» Exercise aim
Output the material below unchanged, apart from leaving out the pictures.

» Collected data
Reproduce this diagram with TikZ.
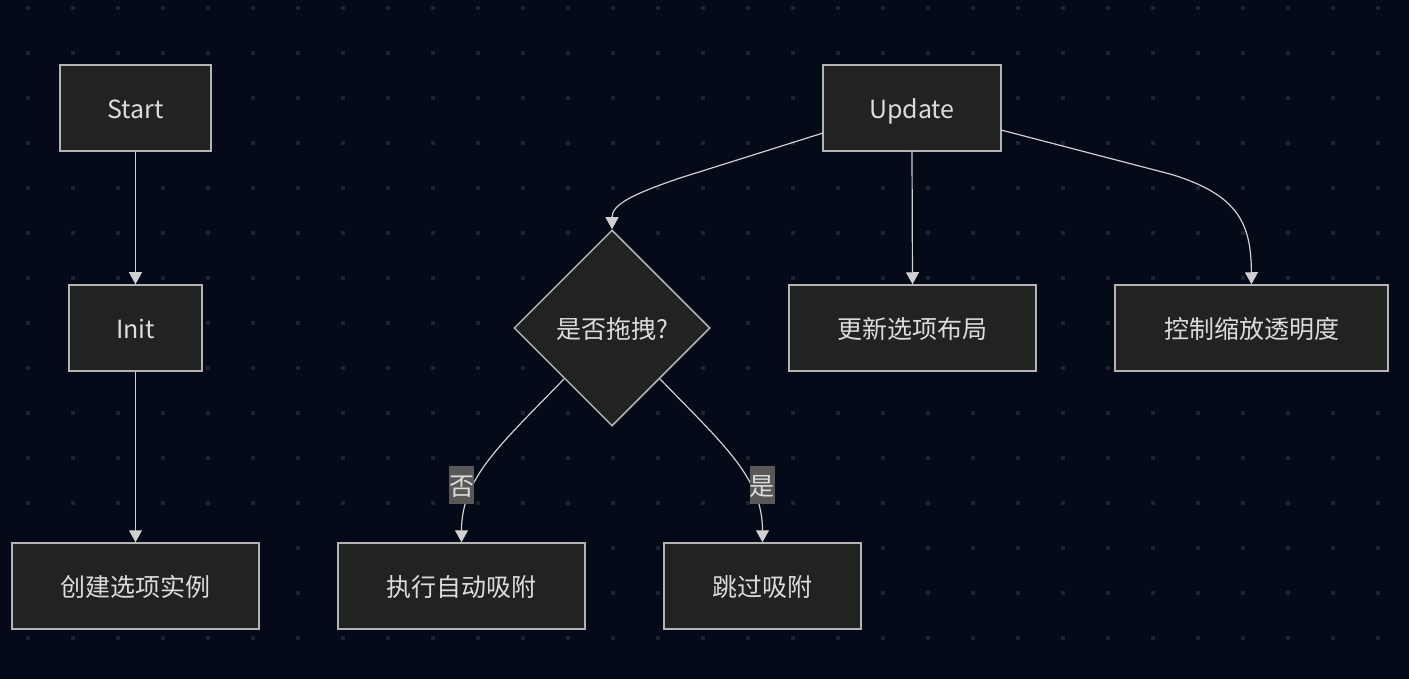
\documentclass[tikz,border=0pt]{standalone}
\usepackage{fontspec}
\setmainfont{Noto Sans CJK SC}
\usetikzlibrary{shapes.geometric,arrows.meta}
\definecolor{bgc}{HTML}{050A19}
\definecolor{dotc}{HTML}{1E2232}
\definecolor{boxfill}{HTML}{212222}
\definecolor{boxline}{HTML}{B4B4B4}
\definecolor{txt}{HTML}{DCDCDC}
\definecolor{edgec}{HTML}{D0D0D0}
\definecolor{lblfill}{HTML}{585858}
\tikzset{
  box/.style={draw=boxline, line width=1.5pt, fill=boxfill, text=txt, inner sep=0pt,
    minimum height=86pt, text height=25pt, text depth=4pt, font=\fontsize{25}{30}\selectfont},
  decision/.style={diamond, aspect=1, draw=boxline, line width=1.5pt, fill=boxfill, text=txt,
    inner sep=0pt, minimum width=196pt, minimum height=196pt, text height=25pt, text depth=4pt,
    font=\fontsize{25}{30}\selectfont},
  conn/.style={draw=edgec, line width=1.2pt, -{Triangle[width=13pt,length=12pt]}},
  elabel/.style={fill=lblfill, text=txt, inner sep=0pt, minimum width=25pt, minimum height=38pt,
    text height=25pt, text depth=4pt, font=\fontsize{25}{30}\selectfont}
}
\begin{document}
\begin{tikzpicture}[x=1pt,y=-1pt]
\fill[bgc] (0,0) rectangle (1409,679);
\useasboundingbox (0,0) rectangle (1409,679);
\foreach \i in {0,...,30} {
  \foreach \j in {0,...,15} {
    \fill[dotc] ({28+45*\i-2},{8+45*\j-2}) rectangle ++(4,4);
  }
}
% nodes
\node[box, minimum width=151pt] (start) at (135.5,108) {Start};
\node[box, minimum width=133pt] (init) at (135.5,328) {Init};
\node[box, minimum width=247pt] (create) at (135.5,586) {创建选项实例};
\node[box, minimum width=178pt] (update) at (912,108) {Update};
\node[decision] (drag) at (612,328) {是否拖拽?};
\node[box, minimum width=247pt] (layout) at (912.5,328) {更新选项布局};
\node[box, minimum width=273pt] (ctrl) at (1251.5,328) {控制缩放透明度};
\node[box, minimum width=247pt] (snap) at (461.5,586) {执行自动吸附};
\node[box, minimum width=197pt] (skip) at (762.5,586) {跳过吸附};
% connectors
\coordinate (ua) at (823,133);
\coordinate (ub) at (1001,130);
\coordinate (dl) at (564,379);
\coordinate (dr) at (660,379);
\draw[conn] (start.south) -- (init.north);
\draw[conn] (init.south) -- (create.north);
\draw[conn] (update.south) -- (layout.north);
\draw[conn] (ua) -- (680,178) .. controls (630,195) and (612,205) .. (drag.north);
\draw[conn] (ub) -- (1170,174) .. controls (1240,195) and (1251,225) .. (ctrl.north);
\draw[conn] (dl) .. controls (500,445) and (461.5,478) .. (snap.north);
\draw[conn] (dr) .. controls (724,445) and (762.5,478) .. (skip.north);
\node[elabel] (no) at (461.5,485) {否};
\node[elabel] (yes) at (762,485) {是};
\end{tikzpicture}
\end{document}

» Exercise solution
Reproduce this diagram with TikZ.
\documentclass[tikz,border=0pt]{standalone}
\usepackage{fontspec}
\setmainfont{Noto Sans CJK SC}
\usetikzlibrary{shapes.geometric,arrows.meta}
\definecolor{bgc}{HTML}{050A19}
\definecolor{dotc}{HTML}{1E2232}
\definecolor{boxfill}{HTML}{212222}
\definecolor{boxline}{HTML}{B4B4B4}
\definecolor{txt}{HTML}{DCDCDC}
\definecolor{edgec}{HTML}{D0D0D0}
\definecolor{lblfill}{HTML}{585858}
\tikzset{
  box/.style={draw=boxline, line width=1.5pt, fill=boxfill, text=txt, inner sep=0pt,
    minimum height=86pt, text height=25pt, text depth=4pt, font=\fontsize{25}{30}\selectfont},
  decision/.style={diamond, aspect=1, draw=boxline, line width=1.5pt, fill=boxfill, text=txt,
    inner sep=0pt, minimum width=196pt, minimum height=196pt, text height=25pt, text depth=4pt,
    font=\fontsize{25}{30}\selectfont},
  conn/.style={draw=edgec, line width=1.2pt, -{Triangle[width=13pt,length=12pt]}},
  elabel/.style={fill=lblfill, text=txt, inner sep=0pt, minimum width=25pt, minimum height=38pt,
    text height=25pt, text depth=4pt, font=\fontsize{25}{30}\selectfont}
}
\begin{document}
\begin{tikzpicture}[x=1pt,y=-1pt]
\fill[bgc] (0,0) rectangle (1409,679);
\useasboundingbox (0,0) rectangle (1409,679);
\foreach \i in {0,...,30} {
  \foreach \j in {0,...,15} {
    \fill[dotc] ({28+45*\i-2},{8+45*\j-2}) rectangle ++(4,4);
  }
}
% nodes
\node[box, minimum width=151pt] (start) at (135.5,108) {Start};
\node[box, minimum width=133pt] (init) at (135.5,328) {Init};
\node[box, minimum width=247pt] (create) at (135.5,586) {创建选项实例};
\node[box, minimum width=178pt] (update) at (912,108) {Update};
\node[decision] (drag) at (612,328) {是否拖拽?};
\node[box, minimum width=247pt] (layout) at (912.5,328) {更新选项布局};
\node[box, minimum width=273pt] (ctrl) at (1251.5,328) {控制缩放透明度};
\node[box, minimum width=247pt] (snap) at (461.5,586) {执行自动吸附};
\node[box, minimum width=197pt] (skip) at (762.5,586) {跳过吸附};
% connectors
\coordinate (ua) at (823,133);
\coordinate (ub) at (1001,130);
\coordinate (dl) at (564,379);
\coordinate (dr) at (660,379);
\draw[conn] (start.south) -- (init.north);
\draw[conn] (init.south) -- (create.north);
\draw[conn] (update.south) -- (layout.north);
\draw[conn] (ua) -- (680,178) .. controls (630,195) and (612,205) .. (drag.north);
\draw[conn] (ub) -- (1170,174) .. controls (1240,195) and (1251,225) .. (ctrl.north);
\draw[conn] (dl) .. controls (500,445) and (461.5,478) .. (snap.north);
\draw[conn] (dr) .. controls (724,445) and (762.5,478) .. (skip.north);
\node[elabel] (no) at (461.5,485) {否};
\node[elabel] (yes) at (762,485) {是};
\end{tikzpicture}
\end{document}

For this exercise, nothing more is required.